Le combat de mousqueterie a pris, pour la cavalerie, une importance de premier ordre. Il permet à une troupe peu nombreuse, mais bien instruite au combat à pied, de se débarrasser en quelques instans d’une cavalerie très supérieure qui voudrait agir par la charge et à l’arme blanche. Les rideaux dont les armées devront s’envelopper fourniront à la cavalerie l’occasion fréquente de s’employer à pied. Pour les constituer, on aura recours à des fractions multipliées (régimens et mêmes unités moindres agissant d’après les ordres directs des commandans des groupes). De même, pour déchirer les rideaux de l’adversaire, la cavalerie aura recours au combat de mousqueterie, comme la cavalerie anglaise a été forcée de le faire au Transvaal.
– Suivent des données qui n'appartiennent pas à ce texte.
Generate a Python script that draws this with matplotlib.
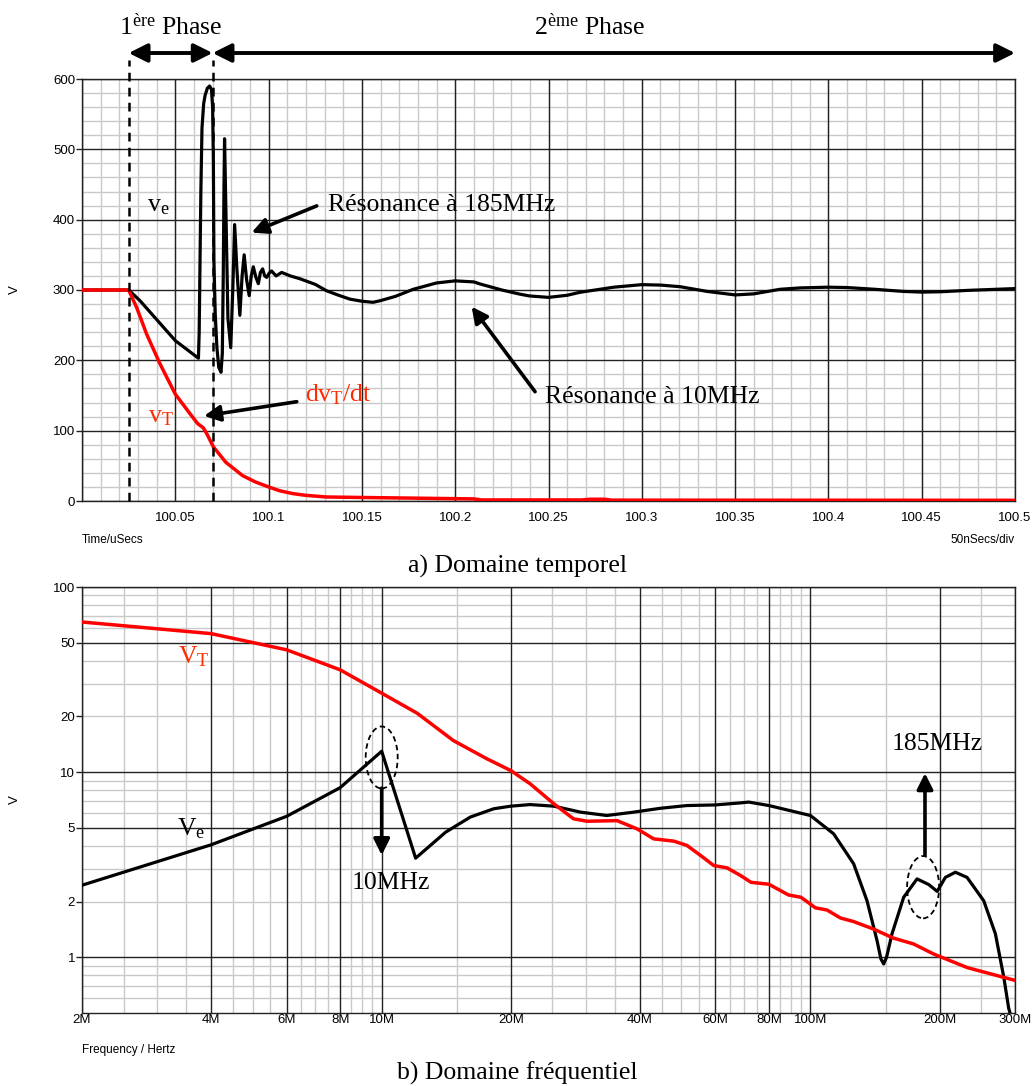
import matplotlib
matplotlib.use('Agg')
import matplotlib.pyplot as plt
import matplotlib.transforms as mtransforms
from matplotlib.patches import Ellipse
from matplotlib.ticker import FixedLocator, NullFormatter
import numpy as np

plt.rcParams['mathtext.fontset'] = 'custom'
plt.rcParams['mathtext.rm'] = 'Liberation Serif'
plt.rcParams['mathtext.it'] = 'Liberation Serif:italic'

SERIF = 'Liberation Serif'
SANS = 'Liberation Sans'
RED_LINE = '#ff0000'
RED_TEXT = '#ff2a00'

# ---- a) time domain (t in uSecs, volts) ----
t_vt = [100.0, 100.025, 100.0293, 100.0346, 100.0418, 100.05, 100.0579, 100.062,
        100.065, 100.067, 100.0704, 100.0771, 100.0861, 100.093, 100.1, 100.106,
        100.113, 100.12, 100.131, 100.15, 100.18, 100.21, 100.214, 100.268,
        100.272, 100.28, 100.284, 100.5]
v_vt = [300, 300, 275, 237.5, 195, 152, 124, 110,
        104, 95, 77, 55, 36, 27, 20, 14.5,
        10.5, 8, 5.7, 5, 4, 3, 1.5, 1.5,
        2.5, 2.5, 1.2, 1]

t_ve = [100.0, 100.025, 100.031, 100.042, 100.05, 100.0624, 100.0628, 100.0632,
        100.0637, 100.0643, 100.0652, 100.066, 100.0672, 100.0684, 100.0694,
        100.07, 100.0704, 100.0707, 100.0714, 100.0723, 100.0733, 100.0745,
        100.0752, 100.0757, 100.0761, 100.0764, 100.077, 100.0782, 100.0797,
        100.0808, 100.0818, 100.083, 100.0846, 100.0858, 100.0869, 100.0882,
        100.0896, 100.0907, 100.0918, 100.0932, 100.0945, 100.0956, 100.0968,
        100.0979, 100.099, 100.1003, 100.1016, 100.104, 100.107, 100.1116,
        100.1168, 100.125, 100.131, 100.137, 100.1436, 100.15, 100.156,
        100.1597, 100.168, 100.1775, 100.19, 100.2, 100.21, 100.2134, 100.225,
        100.2348, 100.24, 100.25, 100.26, 100.2668, 100.285, 100.3, 100.31,
        100.3205, 100.335, 100.35, 100.36, 100.374, 100.385, 100.4, 100.41,
        100.425, 100.44, 100.45, 100.46, 100.475, 100.49, 100.5]
v_ve = [300, 300, 285, 252, 228, 203, 240, 330,
        440, 530, 565, 577, 587, 590, 585,
        560, 483, 341, 266, 218, 190, 183,
        210, 320, 450, 515, 430, 260, 218,
        300, 393, 330, 264, 320, 350, 315,
        292, 320, 333, 318, 309, 325, 330,
        320, 318, 324, 327, 320, 325, 320,
        316, 308, 299, 293, 287, 284, 282.5,
        284.7, 291, 301, 310, 313, 311.5, 308.5, 300,
        294, 291.5, 289.5, 292.5, 296.7, 304, 307.6, 307,
        304.7, 298, 293, 294.5, 301, 303, 304, 303.5,
        301, 298, 297, 297.5, 299.5, 301, 302]

t_ticks = [100.0, 100.05, 100.1, 100.15, 100.2, 100.25, 100.3, 100.35, 100.4, 100.45, 100.5]
t_labels = ['', '100.05', '100.1', '100.15', '100.2', '100.25', '100.3', '100.35', '100.4', '100.45', '100.5']
v_ticks = [0, 100, 200, 300, 400, 500, 600]
phase_bounds = [100.025, 100.07, 100.5]

# ---- b) frequency domain (MHz, volts) ----
f_vt = [2, 4, 6, 8, 10, 12.1, 14.7, 17.6, 20, 22.2, 25.2, 28, 30.1, 35.4, 39.4,
        43.1, 48, 51.5, 55.4, 59.5, 63.9, 68.6, 72.7, 80, 88.9, 95, 102.7,
        109.3, 117.5, 126, 140.4, 156, 174, 194, 232, 300]
a_vt = [64.7, 56, 45.8, 35.7, 26.7, 20.8, 14.8, 11.8, 10.2, 8.65, 6.75, 5.6, 5.43, 5.47, 4.94,
        4.36, 4.24, 4.02, 3.55, 3.13, 3.04, 2.77, 2.54, 2.48, 2.17, 2.11, 1.85,
        1.80, 1.63, 1.56, 1.42, 1.27, 1.18, 1.04, 0.88, 0.75]

f_ve = [2, 4, 6, 8, 10, 12, 14.1, 16.1, 18.25, 20, 22.2, 25.2, 29.1, 33.5, 38.7,
        44.7, 51.5, 60, 68.6, 71.8, 80, 100, 113.3, 126.1, 135.5, 143, 146,
        148.2, 150.5, 155, 165, 177.3, 188.8, 197.5, 206.4, 217.8, 231.9, 253.6,
        270, 282.5, 290, 296]
a_ve = [2.45, 4.05, 5.77, 8.24, 12.97, 3.43, 4.74, 5.72, 6.34, 6.55, 6.68, 6.55, 6.08, 5.83, 6.08,
        6.38, 6.6, 6.65, 6.82, 6.89, 6.6, 5.83, 4.64, 3.2, 2.02, 1.23, 0.98,
        0.92, 1.0, 1.34, 2.11, 2.65, 2.47, 2.27, 2.70, 2.88, 2.70, 2.02,
        1.34, 0.78, 0.53, 0.45]

f_major = [2, 4, 6, 8, 10, 20, 40, 60, 80, 100, 200, 300]
f_labels = ['2M', '4M', '6M', '8M', '10M', '20M', '40M', '60M', '80M', '100M', '200M', '300M']
f_minor = list(np.arange(2.5, 10, 0.5)) + list(range(15, 100, 5)) + [150, 250]
a_major = [1, 2, 5, 10, 20, 50, 100]
a_dark = [1, 5, 10, 50, 100]
a_minor = [0.6, 0.7, 0.8, 0.9, 2, 3, 4, 6, 7, 8, 9, 20, 30, 40, 60, 70, 80, 90]

W, H = 1034, 1086
fig = plt.figure(figsize=(W / 100, H / 100), dpi=100)

def box(x0, y0, x1, y1):
    return [x0 / W, 1 - y1 / H, (x1 - x0) / W, (y1 - y0) / H]

DARK = '#222222'
LIGHT = '#c9c9c9'

# ===================== top chart =====================
ax = fig.add_axes(box(82, 79, 1015, 501))
ax.set_xlim(100.0, 100.5)
ax.set_ylim(0, 600)
for v in np.arange(0, 601, 20):
    if v % 100:
        ax.axhline(v, color=LIGHT, lw=1, zorder=0)
for t in np.arange(100.0, 100.5001, 0.01):
    ax.axvline(t, color=LIGHT, lw=1, zorder=0)
for v in v_ticks:
    ax.axhline(v, color=DARK, lw=1, zorder=0.5)
for t in t_ticks:
    ax.axvline(t, color=DARK, lw=1, zorder=0.5)

ax.plot(t_ve, v_ve, color='black', lw=2.3, zorder=3, solid_joinstyle='round')
ax.plot(t_vt, v_vt, color=RED_LINE, lw=2.5, zorder=4, solid_joinstyle='round')

ax.set_xticks(t_ticks)
ax.set_xticklabels(t_labels, fontfamily=SANS, fontsize=9.5)
ax.set_yticks(v_ticks)
ax.set_yticklabels([str(v) for v in v_ticks], fontfamily=SANS, fontsize=9.5)
ax.tick_params(axis='x', length=0, pad=8)
ax.tick_params(axis='y', length=4, width=1, pad=1, color=DARK)
for s in ax.spines.values():
    s.set_color(DARK)
    s.set_linewidth(1)

blend = mtransforms.blended_transform_factory(ax.transData, ax.transAxes)
for t in phase_bounds[:2]:
    ax.plot([t, t], [0, 1.045], transform=blend, clip_on=False, color='black',
            lw=1.8, ls=(0, (3.5, 2.5)), zorder=5)

arrow_kw = dict(arrowstyle='<|-|>', color='black', lw=2.8, mutation_scale=28,
                shrinkA=0, shrinkB=0)
ax.annotate('', xy=(phase_bounds[0], 1.0616), xytext=(phase_bounds[1], 1.0616),
            xycoords=blend, textcoords=blend, arrowprops=arrow_kw, annotation_clip=False)
ax.annotate('', xy=(phase_bounds[1], 1.0616), xytext=(phase_bounds[2], 1.0616),
            xycoords=blend, textcoords=blend, arrowprops=arrow_kw, annotation_clip=False)

ax.text((phase_bounds[0] + phase_bounds[1]) / 2, 1.125, r'$\mathrm{1^{ère}}$ Phase',
        transform=blend, ha='center', va='center', fontsize=18.5, family=SERIF)
ax.text(100.272, 1.125, r'$\mathrm{2^{ème}}$ Phase',
        transform=blend, ha='center', va='center', fontsize=18.5, family=SERIF)

one_kw = dict(arrowstyle='-|>', color='black', lw=2.6, mutation_scale=24,
              shrinkA=0, shrinkB=0)
ax.annotate('', xy=(100.0909, 381.7), xytext=(100.1258, 419.6), arrowprops=one_kw)
ax.text(100.1318, 421, 'Résonance à 185MHz', fontsize=18.5, family=SERIF,
        va='center', ha='left')
ax.annotate('', xy=(100.2088, 276.3), xytext=(100.2428, 155.4), arrowprops=one_kw)
ax.text(100.2481, 147.9, 'Résonance à 10MHz', fontsize=18.5, family=SERIF,
        va='center', ha='left')
ax.annotate('', xy=(100.0654, 120.9), xytext=(100.1151, 141.2), arrowprops=one_kw)
ax.text(100.1195, 152, r'$\mathrm{dv_T/dt}$', fontsize=18.5, color=RED_TEXT,
        va='center', ha='left')
ax.text(100.0348, 421, r'$\mathrm{v_e}$', fontsize=18.5, color='black',
        va='center', ha='left')
ax.text(100.0354, 121, r'$\mathrm{v_T}$', fontsize=18.5, color=RED_TEXT,
        va='center', ha='left')

fig.text(15 / W, 1 - 290 / H, 'V', rotation=90, ha='center', va='center',
         fontsize=9.5, family=SANS)
fig.text(82 / W, 1 - 540 / H, 'Time/uSecs', ha='left', va='center',
         fontsize=8.5, family=SANS)
fig.text(1015 / W, 1 - 540 / H, '50nSecs/div', ha='right', va='center',
         fontsize=8.5, family=SANS)
fig.text(517 / W, 1 - 566 / H, 'a) Domaine temporel', ha='center', va='center',
         fontsize=18.5, family=SERIF)

# ===================== bottom chart =====================
bx = fig.add_axes(box(82, 587, 1015, 1013))
bx.set_xscale('log')
bx.set_yscale('log')
bx.set_xlim(2, 300)
bx.set_ylim(0.5, 100)
for f in f_minor:
    if f not in f_major:
        bx.axvline(f, color=LIGHT, lw=1, zorder=0)
for a in a_minor:
    bx.axhline(a, color=LIGHT, lw=1, zorder=0)
for f in f_major:
    bx.axvline(f, color=DARK, lw=1, zorder=0.5)
for a in a_dark:
    bx.axhline(a, color=DARK, lw=1, zorder=0.5)

bx.plot(f_ve, a_ve, color='black', lw=2.3, zorder=3, solid_joinstyle='round')
bx.plot(f_vt, a_vt, color=RED_LINE, lw=2.5, zorder=4, solid_joinstyle='round')

bx.xaxis.set_major_locator(FixedLocator(f_major))
bx.xaxis.set_minor_locator(FixedLocator([]))
bx.set_xticklabels(f_labels, fontfamily=SANS, fontsize=9.5)
bx.yaxis.set_major_locator(FixedLocator(a_major))
bx.yaxis.set_minor_locator(FixedLocator([]))
bx.yaxis.set_minor_formatter(NullFormatter())
bx.set_yticklabels([str(a) for a in a_major], fontfamily=SANS, fontsize=9.5)
bx.tick_params(axis='x', length=0, pad=1)
bx.tick_params(axis='y', length=4, width=1, pad=1, color=DARK)
for s in bx.spines.values():
    s.set_color(DARK)
    s.set_linewidth(1)

# dashed rings around the two resonances
bx.add_patch(Ellipse((0.3212, 0.5998), 0.0343, 0.1455, transform=bx.transAxes,
                     fill=False, ls=(0, (3, 2)), lw=1.3, color='black', zorder=5))
bx.add_patch(Ellipse((0.9015, 0.2953), 0.0343, 0.1462, transform=bx.transAxes,
                     fill=False, ls=(0, (3, 2)), lw=1.3, color='black', zorder=5))
bx.annotate('', xy=(10, 10 ** (2 - 268 / 185)), xytext=(10, 10 ** (2 - 201 / 185)),
            arrowprops=one_kw)
bx.text(10.5, 10 ** (2 - 296 / 185), '10MHz', fontsize=18.5, family=SERIF,
        ha='center', va='center')
bx.annotate('', xy=(185, 10 ** (2 - 186 / 185)), xytext=(185, 10 ** (2 - 268 / 185)),
            arrowprops=one_kw)
bx.text(198, 10 ** (2 - 157 / 185), '185MHz', fontsize=18.5, family=SERIF,
        ha='center', va='center')
bx.text(3.35, 42.4, r'$\mathrm{V_T}$', fontsize=18.5, color=RED_TEXT,
        ha='left', va='center')
bx.text(3.33, 4.98, r'$\mathrm{V_e}$', fontsize=18.5, color='black',
        ha='left', va='center')

fig.text(15 / W, 1 - 800 / H, 'V', rotation=90, ha='center', va='center',
         fontsize=9.5, family=SANS)
fig.text(82 / W, 1 - 1050 / H, 'Frequency / Hertz', ha='left', va='center',
         fontsize=8.5, family=SANS)
fig.text(517 / W, 1 - 1073 / H, 'b) Domaine fréquentiel', ha='center', va='center',
         fontsize=18.5, family=SERIF)

fig.savefig('out.png', dpi=100)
Il suffit, pour s’en rendre compte, de se représenter une prise de contact. Laissons la parole à un officier de cavalerie qui comprend l’avenir de son arme :

« Nous ignorions, avant les campagnes sud-africaines, nous savons maintenant (si nous ne nous obstinons pas à détourner notre vue de faits patens), ce que vaut le fusil à tir rapide et sans fumée, manié par des hommes de sang-froid, d’initiative et de résolution. Entre les mains d’hommes ainsi trempés ayant le courage de renoncer à la passivité, voulant et sachant avancer sous le feu, le fusil actuel, c’est là le fait nouveau et capital, peut, lorsqu’il parvient à se rapprocher suffisamment, remplacer l’assaut à l’arme blanche. Arrivé à courte portée, il vaut le couteau sous la gorge.

Ainsi s’expliquent les marches offensives de combattans sans baïonnette, enveloppant et faisant capituler des troupes très supérieures en nombre, mais passives et massées.

Autre fait nouveau : une ligne, dont quelques points bien choisis sont garnis de feu, est presque aussi forte dans ses trouées que dans ses saillans occupés.